Mordor I (1975) by HR Giger (work 277)
Image source: https://www.germannauktionen.ch/

b. ii ) See: HR Giger's Mordor II (1975)

Mordor II (1975)

b. iii) See: Mordor III (work 279) (1975)




Mordor IV
 
b. v)  See: Mordor V (work 280)(1975)

Mordor V



Mordor VII

b. viii) See: Mordor XII (work 296) (1976)

Mordor XII

c) Relationships between imagery of the paintings

c.i) Fisher Price Music Box Teaching Clock
On 12th August 2016, I started looking at further Fisher Price toys that might have inspired HR Giger, and suddenly came by the Fisher Price Music Box Teaching Clock for children which I would have known well myself as a brilliantly designed compact item. It has a moon and a sun face on it, as well as a pendulum image. Of course in somewhere like Switzerland there would be plenty of clocks to be found, but something such as the Fisher Price toy would have been referenced in the works Mordor IV onwards. At present, amongst the Mordor series, I have only explored its connection with Mordor IV and Mordor V 



c. ii) Transforming buttocks shaped form
Numbers IV, V and VI show relationship through ideas, a vague face with goggle ideas in IV, transforms into a horned head with a buttocks face in V and then the buttocks appear in VI as lower part of a woman's body being penetrated from behind (and here it interelates with a heart shape space from a Dali painting), and above a face on the back of a woman's dress with horns. They also had a black pudding like thing common to the three with string tied around it sliding into anuses and other orifices etcetera. 

d. iii) Merpeople
Meanwhile IV and VI might contain suggestions of sea lion like bodies. Perhaps Giger intended to have a sort of a mermaid in IV and showed a suggestion of a mermaid's purse in V while the two other entities in this painting both bear signs of being like amphibious creatures of myth, the sea-monk and sea bishop. Sea bishops that are such things as dried up stingrays adorned Giger's walls at home. III contains suggestions of the Sea-Monkeys illustration for adverts seen in comic book, which were in fact brine shrimp, but the illustrations were intent on shoving the idea that people were to receive in packet form a species of minute mer-people .  

d. iv) Nommo
A continuation of the exploration of Merpeople myths, IV and V both contain entities that are impressions Dogon petroglyphs representing the amphibious Nommo of their legends, supposedly extraterrestrials from Sirius, which back in the 70s was an interesting subject of discussion for people interested in mythology and mysteries

d. v) Squid like form
However V contains a suggestion of a squid form going across the upper part with its tentacles to the left and VI has a squid like form in a same place with its tentacle wrapped around the throat of the main face in the painting that may well be the transformed clock hand

d. vi) Black pudding wrapped in string
Then it seems that I and III, feature a cutaway dark space on the right which features a long figure inside space. In V there is a central orifice from which a black pudding sausage is sliding out from and in VI, there is a similar orifice as a mouth with a hanging tentacle for the main face. Perhaps inspired by the Egyptian hieroglyph imagery representing Cobras.
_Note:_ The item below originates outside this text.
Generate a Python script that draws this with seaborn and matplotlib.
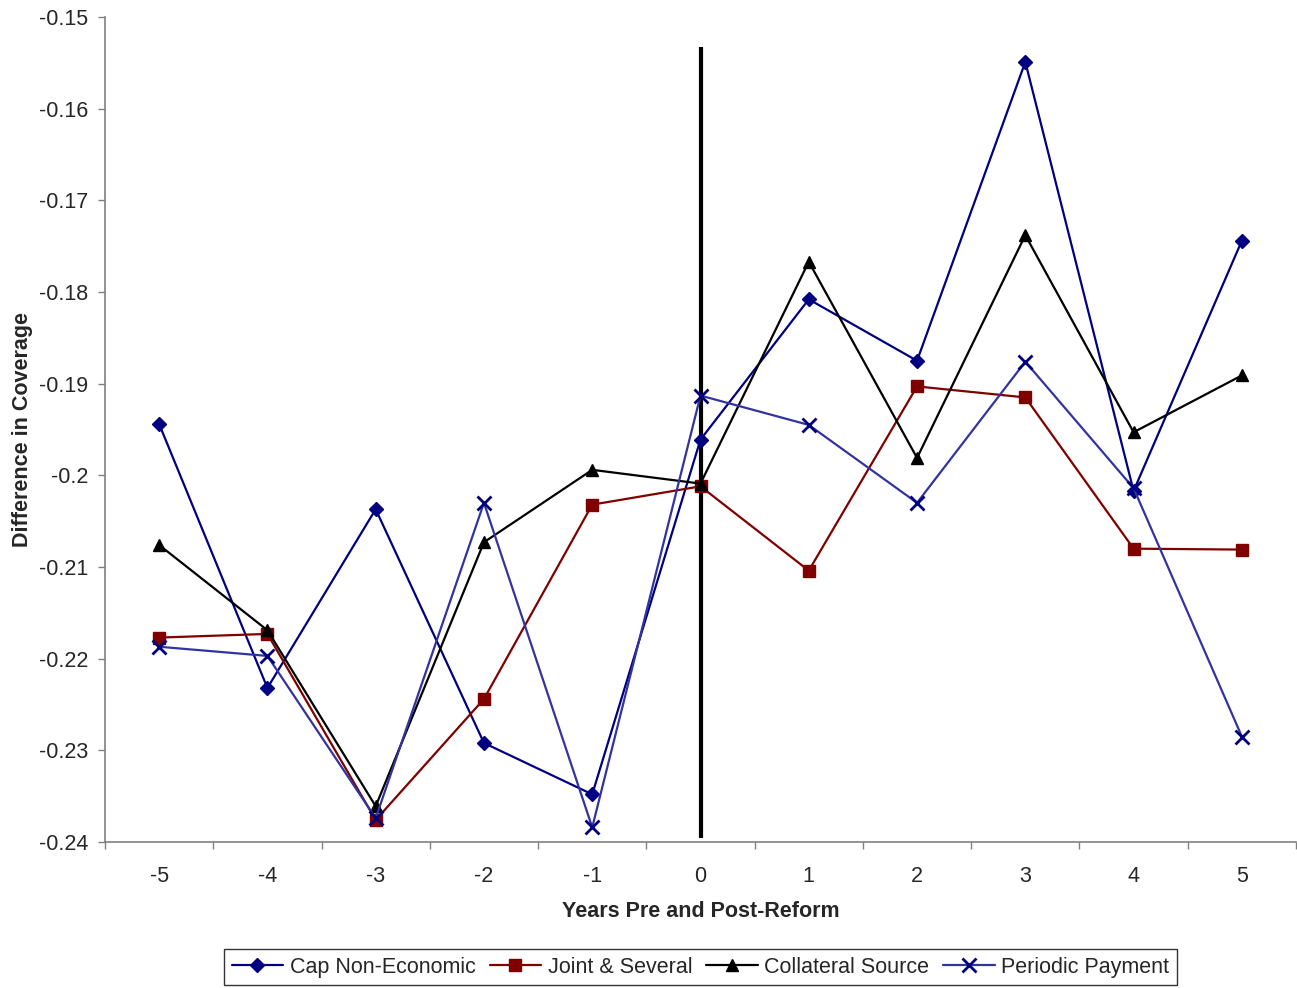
import pandas as pd
import matplotlib.pyplot as plt
import seaborn as sns

years = [-5, -4, -3, -2, -1, 0, 1, 2, 3, 4, 5]
cap_non_economic = [-0.1944, -0.2232, -0.2037, -0.2292, -0.2348, -0.1961, -0.1808, -0.1875, -0.1549, -0.2017, -0.1744]
joint_several = [-0.2177, -0.2173, -0.2376, -0.2244, -0.2032, -0.2012, -0.2104, -0.1903, -0.1915, -0.2080, -0.2081]
collateral_source = [-0.2076, -0.2169, -0.2361, -0.2073, -0.1994, -0.2009, -0.1767, -0.1981, -0.1738, -0.1953, -0.1891]
periodic_payment = [-0.2187, -0.2197, -0.2374, -0.2030, -0.2384, -0.1913, -0.1945, -0.2030, -0.1876, -0.2014, -0.2285]

reform_year = 0
reform_line = (-0.2396, -0.1533)
y_ticks = [-0.24, -0.23, -0.22, -0.21, -0.2, -0.19, -0.18, -0.17, -0.16, -0.15]
y_labels = ['-0.24', '-0.23', '-0.22', '-0.21', '-0.2', '-0.19', '-0.18', '-0.17', '-0.16', '-0.15']

series = {
    'Cap Non-Economic': cap_non_economic,
    'Joint & Several': joint_several,
    'Collateral Source': collateral_source,
    'Periodic Payment': periodic_payment,
}
df = pd.concat([pd.DataFrame({'year': years, 'value': v, 'reform': k}) for k, v in series.items()])

sns.set_style('white')
plt.rcParams['font.family'] = ['Liberation Sans', 'DejaVu Sans']

fig = plt.figure(figsize=(12.97, 9.88), dpi=100)
ax = fig.add_axes([105 / 1297, 1 - 842 / 988, 1191 / 1297, 825 / 988])

styles = {
    'Cap Non-Economic': dict(color='#000080', marker='D', ms=7, mfc='#000080', mec='#000080', mew=1),
    'Joint & Several': dict(color='#800000', marker='s', ms=9, mfc='#800000', mec='#800000', mew=1),
    'Collateral Source': dict(color='#000000', marker='^', ms=9, mfc='#000000', mec='#000000', mew=1),
    'Periodic Payment': dict(color='#3333A0', marker='x', ms=10, mfc='#000080', mec='#000080', mew=2),
}
for name in series:
    st = styles[name]
    sns.lineplot(data=df[df.reform == name], x='year', y='value', ax=ax, label=name,
                 color=st['color'], marker=st['marker'], markersize=st['ms'],
                 markerfacecolor=st['mfc'], markeredgecolor=st['mec'], markeredgewidth=st['mew'],
                 linewidth=1.6, estimator=None, errorbar=None)

ax.vlines(reform_year, reform_line[0], reform_line[1], color='black', linewidth=3, zorder=1)

ax.set_xlim(years[0] - 0.5, years[-1] + 0.5)
ax.set_ylim(y_ticks[0], y_ticks[-1])
ax.set_xticks(years)
ax.set_xticklabels([str(y) for y in years], fontsize=15.5)
ax.set_xticks([y - 0.5 for y in years] + [years[-1] + 0.5], minor=True)
ax.set_yticks(y_ticks)
ax.set_yticklabels(y_labels, fontsize=15.5)
ax.tick_params(axis='x', which='major', length=0, pad=17)
ax.tick_params(axis='x', which='minor', length=5, width=1, color='#808080', direction='out', bottom=True)
ax.tick_params(axis='y', which='major', length=5, width=1, color='#808080', direction='out', left=True, pad=7)

for side in ['top', 'right']:
    ax.spines[side].set_visible(False)
for side in ['left', 'bottom']:
    ax.spines[side].set_color('#808080')
    ax.spines[side].set_linewidth(1.2)

ax.set_xlabel('Years Pre and Post-Reform', fontsize=15.5, fontweight='bold', labelpad=10)
ax.set_ylabel('Difference in Coverage', fontsize=15.5, fontweight='bold', labelpad=4)

leg = ax.legend(loc='center', bbox_to_anchor=(0.5, -0.152), ncol=4, frameon=True, fancybox=False,
                fontsize=15.5, handlelength=2.4, columnspacing=0.65, handletextpad=0.3, borderpad=0.35)
leg.get_frame().set_edgecolor('black')
leg.get_frame().set_linewidth(1)

fig.savefig('out.png', dpi=100)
d. vii) Human in a cutout space
Meanwhile Mordor I contains a humanoid in a dark cut out space on the left, he reappears in Mordor III in the same place and then again in IV as a flautist on one leg, and above him are the parted legs of a woman receiving the flute as a phallus and so the cutaway ridge above the character has turned into her parted legs.

d. viii) Intersecting head
III and VI both have a small head of some sort eclipsing a larger head, 

d.ix)  Phantoms of the Pink Panther
The year they were done appears to be year also that the Jodorowsky's Dune was going into production before it suddenly fell apart, but it looks as if he was being inspired by what was going on in the production art. Perhaps he was being shown various images and told something about what the artists were doing and drawing ideas from, he found out about the Pink Panther comic book covers from around that time that all were reinterpretations of certain paintings and drawing that might have been useful for inspiration, and with that he would have been able to see how Chris Foss and Moebius working on concept art for the film were re-interpreting elements from these covers and other bits of reference material before finding ways to add something into his paintings. 

d.x) Blast Off
Illustration from Linda C. Cain and Susan Rosenbaum's "Blast Off" (1973) by Leo and Diane Dillon appear to have been referenced along with the artworks that they referenced in each of the known Mordor illustrations. This was a short children's story about a young black girl who had fantasy of becoming an astronaut to the point where she becomes lost in her fantasy. The drawings were elegant and simple, and had enough of a dream like quality. The artists appeared to have James Gleeson, Frank Frazetta and old religious paintings in the back of their mind.